With files from Shelby Thom
Would you be interested in buying beer, wine, or cocktails at a concession stand at one of Vancouver’s beaches?
That’s one of the questions the public is being asked as the city launches a review of its seaside food service options.
The Park Board has hired a consultant to review the operations of its 12 concessions which operate from April to October, and one concession in Stanley Park that’s open year-round.
It’s also created a survey to ask the public to weigh in on potential changes, with one question asking “if provided in a responsible manner, do you agree or disagree with the sale of alcoholic beverages at Vancouver Beach Parks concessions?”
That question is preceded by a poll of potential menu changes, including beer, wine, and cocktail service:
The survey also asks respondents how often they use the city’s beach concessions, along with floating ideas like table service, fine dining options, and the conversion of some concessions to cafes.
Park Board Chair Sarah Kirby-Yung says while booze is a part of the survey, the priority is on facilities and food options.
“Not because the park board necessarily wants to move forward at this time, but we’re doing a broad survey and we want to make sure we’ve got good information and we’re keeping tabs of how public opinion may or may not be changing.”
But she’s not ruling liquor out either.
“But if we hear loud and clear that people are interested in us taking a look at it, that might be something in the future that the board may decide to take a look at.”
She says while she doesn’t want to speak before results are in, it doesn’t seem likely that booze will end up on beaches by this summer.
The consultant’s recommendations will be presented to the board by the end of June.
LISTEN: Park Board Chair Sarah Kirby-Yung explains the survey
Last month, the City of Vancouver launched another survey asking residents about changes to where and when liquor is served, including questions on patios, farmer’s markets, and hair salons.
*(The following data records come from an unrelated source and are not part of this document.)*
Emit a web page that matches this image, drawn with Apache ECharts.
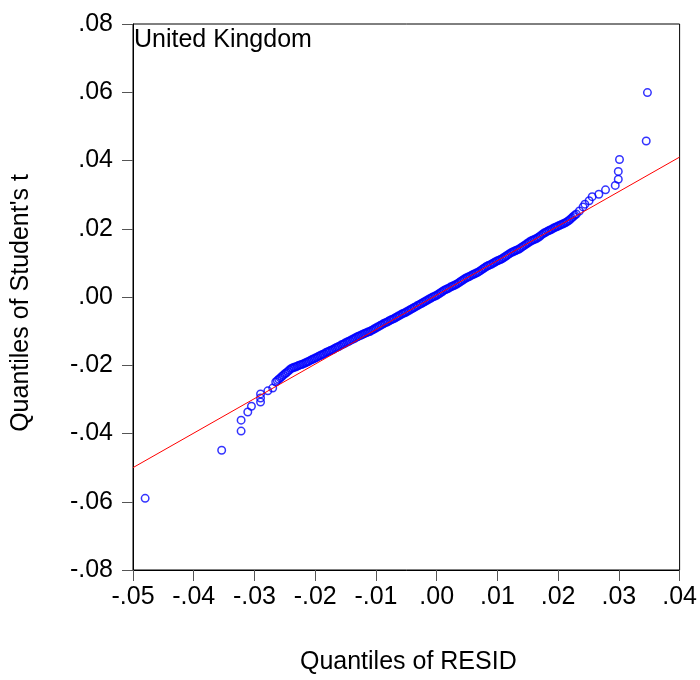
<!DOCTYPE html>
<html>
<head>
<meta charset="utf-8">
<script src="https://cdn.jsdelivr.net/npm/echarts@6/dist/echarts.min.js"></script>
<style>
html,body{margin:0;padding:0;background:#fff;}
#chart{width:700px;height:680px;}
</style>
</head>
<body>
<div id="chart"></div>
<script>
// ---- data ----
const chartLabel = "United Kingdom";
const xAxisName = "Quantiles of RESID";
const yAxisName = "Quantiles of Student's t";

const xTicks = [-0.05, -0.04, -0.03, -0.02, -0.01, 0.00, 0.01, 0.02, 0.03, 0.04];
const yTicks = [-0.08, -0.06, -0.04, -0.02, 0.00, 0.02, 0.04, 0.06, 0.08];

// Lower tail points (RESID quantile, Student's t quantile)
const lowTailX = [-0.0480, -0.0354, -0.0322, -0.0322, -0.0311, -0.0305, -0.0290, -0.0290, -0.0290, -0.0278, -0.0270];
const lowTailY = [-0.0590, -0.0449, -0.0393, -0.0361, -0.0337, -0.0320, -0.0308, -0.0296, -0.0284, -0.0275, -0.0267];

// Dense central band
const bandX = [
  -0.02650, -0.02625, -0.02600, -0.02575, -0.02550, -0.02525, -0.02500, -0.02475, -0.02450, -0.02425,
  -0.02400, -0.02375, -0.02350, -0.02325, -0.02300, -0.02275, -0.02250, -0.02225, -0.02200, -0.02175,
  -0.02150, -0.02125, -0.02100, -0.02075, -0.02050, -0.02025, -0.02000, -0.01975, -0.01950, -0.01925,
  -0.01900, -0.01875, -0.01850, -0.01825, -0.01800, -0.01775, -0.01750, -0.01725, -0.01700, -0.01675,
  -0.01650, -0.01625, -0.01600, -0.01575, -0.01550, -0.01525, -0.01500, -0.01475, -0.01450, -0.01425,
  -0.01400, -0.01375, -0.01350, -0.01325, -0.01300, -0.01275, -0.01250, -0.01225, -0.01200, -0.01175,
  -0.01150, -0.01125, -0.01100, -0.01075, -0.01050, -0.01025, -0.01000, -0.00975, -0.00950, -0.00925,
  -0.00900, -0.00875, -0.00850, -0.00825, -0.00800, -0.00775, -0.00750, -0.00725, -0.00700, -0.00675,
  -0.00650, -0.00625, -0.00600, -0.00575, -0.00550, -0.00525, -0.00500, -0.00475, -0.00450, -0.00425,
  -0.00400, -0.00375, -0.00350, -0.00325, -0.00300, -0.00275, -0.00250, -0.00225, -0.00200, -0.00175,
  -0.00150, -0.00125, -0.00100, -0.00075, -0.00050, -0.00025, 0.00000, 0.00025, 0.00050, 0.00075,
  0.00100, 0.00125, 0.00150, 0.00175, 0.00200, 0.00225, 0.00250, 0.00275, 0.00300, 0.00325,
  0.00350, 0.00375, 0.00400, 0.00425, 0.00450, 0.00475, 0.00500, 0.00525, 0.00550, 0.00575,
  0.00600, 0.00625, 0.00650, 0.00675, 0.00700, 0.00725, 0.00750, 0.00775, 0.00800, 0.00825,
  0.00850, 0.00875, 0.00900, 0.00925, 0.00950, 0.00975, 0.01000, 0.01025, 0.01050, 0.01075,
  0.01100, 0.01125, 0.01150, 0.01175, 0.01200, 0.01225, 0.01250, 0.01275, 0.01300, 0.01325,
  0.01350, 0.01375, 0.01400, 0.01425, 0.01450, 0.01475, 0.01500, 0.01525, 0.01550, 0.01575,
  0.01600, 0.01625, 0.01650, 0.01675, 0.01700, 0.01725, 0.01750, 0.01775, 0.01800, 0.01825,
  0.01850, 0.01875, 0.01900, 0.01925, 0.01950, 0.01975, 0.02000, 0.02025, 0.02050, 0.02075,
  0.02100, 0.02125, 0.02150, 0.02175, 0.02200, 0.02225, 0.02250, 0.02275, 0.02300
];
const bandY = [
  -0.0249, -0.0245, -0.0241, -0.0237, -0.0233, -0.0229, -0.0225, -0.0222, -0.0218, -0.0214,
  -0.0210, -0.0208, -0.0206, -0.0205, -0.0203, -0.0201, -0.0199, -0.0198, -0.0196, -0.0194,
  -0.0192, -0.0190, -0.0188, -0.0185, -0.0183, -0.0181, -0.0179, -0.0177, -0.0174, -0.0172,
  -0.0170, -0.0168, -0.0166, -0.0163, -0.0161, -0.0159, -0.0157, -0.0155, -0.0153, -0.0150,
  -0.0148, -0.0146, -0.0144, -0.0141, -0.0139, -0.0137, -0.0134, -0.0132, -0.0130, -0.0128,
  -0.0125, -0.0123, -0.0121, -0.0118, -0.0116, -0.0114, -0.0112, -0.0110, -0.0108, -0.0106,
  -0.0104, -0.0102, -0.0101, -0.0098, -0.0096, -0.0093, -0.0091, -0.0088, -0.0086, -0.0083,
  -0.0081, -0.0078, -0.0076, -0.0074, -0.0072, -0.0069, -0.0067, -0.0065, -0.0063, -0.0060,
  -0.0058, -0.0055, -0.0053, -0.0050, -0.0048, -0.0046, -0.0044, -0.0041, -0.0039, -0.0036,
  -0.0034, -0.0031, -0.0029, -0.0026, -0.0024, -0.0021, -0.0019, -0.0016, -0.0014, -0.0011,
  -0.0009, -0.0006, -0.0004, -0.0001, 0.0001, 0.0003, 0.0005, 0.0008, 0.0011, 0.0014,
  0.0017, 0.0020, 0.0022, 0.0024, 0.0026, 0.0029, 0.0031, 0.0033, 0.0035, 0.0037,
  0.0040, 0.0043, 0.0046, 0.0049, 0.0052, 0.0055, 0.0057, 0.0059, 0.0061, 0.0064,
  0.0066, 0.0068, 0.0070, 0.0072, 0.0075, 0.0078, 0.0081, 0.0084, 0.0087, 0.0090,
  0.0092, 0.0094, 0.0096, 0.0099, 0.0101, 0.0104, 0.0106, 0.0108, 0.0110, 0.0112,
  0.0115, 0.0118, 0.0121, 0.0124, 0.0127, 0.0130, 0.0132, 0.0134, 0.0136, 0.0138,
  0.0140, 0.0143, 0.0146, 0.0149, 0.0152, 0.0155, 0.0158, 0.0161, 0.0164, 0.0166,
  0.0168, 0.0170, 0.0172, 0.0175, 0.0178, 0.0182, 0.0185, 0.0188, 0.0190, 0.0193,
  0.0195, 0.0197, 0.0199, 0.0202, 0.0204, 0.0206, 0.0208, 0.0210, 0.0212, 0.0214,
  0.0216, 0.0218, 0.0221, 0.0224, 0.0228, 0.0232, 0.0236, 0.0240, 0.0243
];

// Upper tail points
const highTailX = [0.0235, 0.0241, 0.0244, 0.0251, 0.0256, 0.0267, 0.0278, 0.0294, 0.0299, 0.0299, 0.0301, 0.0345, 0.0347];
const highTailY = [0.0252, 0.0264, 0.0272, 0.0282, 0.0294, 0.0301, 0.0314, 0.0327, 0.0345, 0.0368, 0.0403, 0.0457, 0.0599];

// Reference (fitted) line end points
const refLineX = [-0.05, 0.04];
const refLineY = [-0.0500, 0.0410];

// ---- chart ----
const fmt = v => Number(v).toFixed(2).replace('0.', '.');
const FONT = "'Liberation Sans', Arial, sans-serif";
const FS = 25;

const pairs = (xs, ys) => xs.map((x, i) => [x, ys[i]]);
const points = [].concat(pairs(lowTailX, lowTailY), pairs(bandX, bandY), pairs(highTailX, highTailY));

const chart = echarts.init(document.getElementById('chart'), null, {renderer: 'canvas'});
chart.setOption({
  backgroundColor: '#ffffff',
  animation: false,
  title: {
    text: chartLabel,
    left: 134,
    top: 28,
    padding: 0,
    textStyle: {fontFamily: FONT, fontSize: FS, fontWeight: 'normal', color: '#000'}
  },
  grid: {
    left: 133, right: 17, top: 24, bottom: 107,
    show: true, borderColor: '#000', borderWidth: 1, backgroundColor: 'transparent'
  },
  xAxis: {
    type: 'value',
    min: xTicks[0], max: xTicks[xTicks.length - 1], interval: 0.01,
    name: xAxisName, nameLocation: 'middle', nameGap: 80,
    nameTextStyle: {fontFamily: FONT, fontSize: FS, color: '#000', padding: [0, 0, 0, 4]},
    axisLine: {show: true, onZero: false, lineStyle: {color: '#000', width: 1}},
    axisTick: {show: true, inside: false, length: 11, lineStyle: {color: '#555', width: 1}},
    axisLabel: {fontFamily: FONT, fontSize: FS, color: '#000', margin: 15, formatter: fmt},
    splitLine: {show: false}
  },
  yAxis: {
    type: 'value',
    min: yTicks[0], max: yTicks[yTicks.length - 1], interval: 0.02,
    name: yAxisName, nameLocation: 'middle', nameGap: 99, nameRotate: 90,
    nameTextStyle: {fontFamily: FONT, fontSize: FS, color: '#000', padding: [0, 12, 0, 0]},
    axisLine: {show: true, onZero: false, lineStyle: {color: '#000', width: 1}},
    axisTick: {show: true, inside: false, length: 11, lineStyle: {color: '#555', width: 1}},
    axisLabel: {fontFamily: FONT, fontSize: FS, color: '#000', margin: 20, formatter: fmt},
    splitLine: {show: false}
  },
  series: [
    {
      type: 'line',
      data: pairs(refLineX, refLineY),
      showSymbol: false,
      symbol: 'none',
      lineStyle: {color: '#ff0000', width: 1},
      z: 3,
      silent: true
    },
    {
      type: 'scatter',
      data: points,
      symbol: 'circle',
      symbolSize: 7.5,
      itemStyle: {color: 'rgba(0,0,0,0)', borderColor: '#0000ff', borderWidth: 1.5},
      z: 2,
      silent: true
    }
  ]
});
</script>
</body>
</html>
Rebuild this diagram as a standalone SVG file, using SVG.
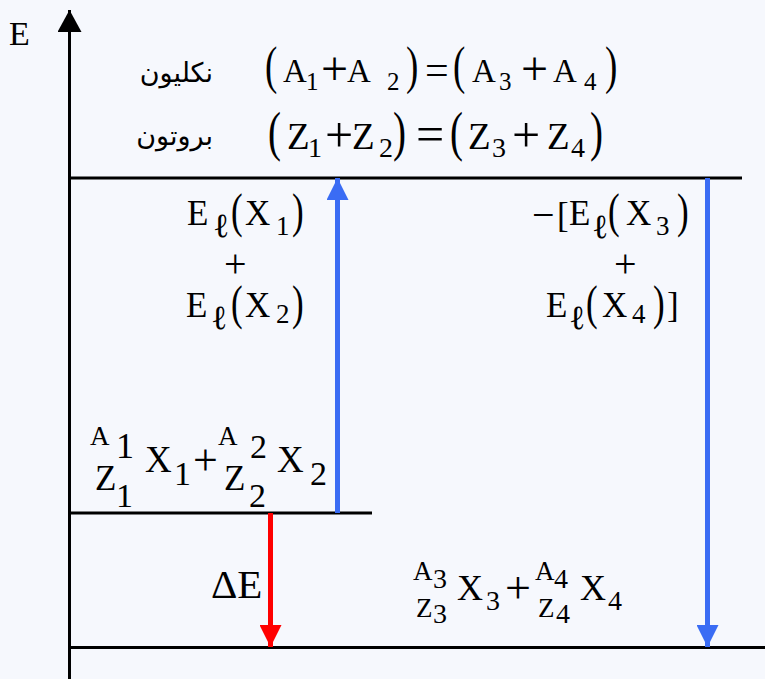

It says it’s received about 9,200 replies to that initiative, with staff to report “liquor policy options” later this year.
Back in March, as a part of its broader liquor policy reforms, the province reached out to BC municipalities to poll them on rules around drinking in public – either in the form of picnickers in parks, or in a specially designated area like the Granville Entertainment District.
That’s because B.C.’s Liquor Control and Licensing Act actually contains a rarely used provision that allows municipalities to designate “a public beach, public park or public campground” as “as a place where liquor may be consumed.”
Last February, the Park Board voted to expand licensed alcohol service areas in parks and beaches for some of the city’s biggest summer events, including the Celebration of Light fireworks display.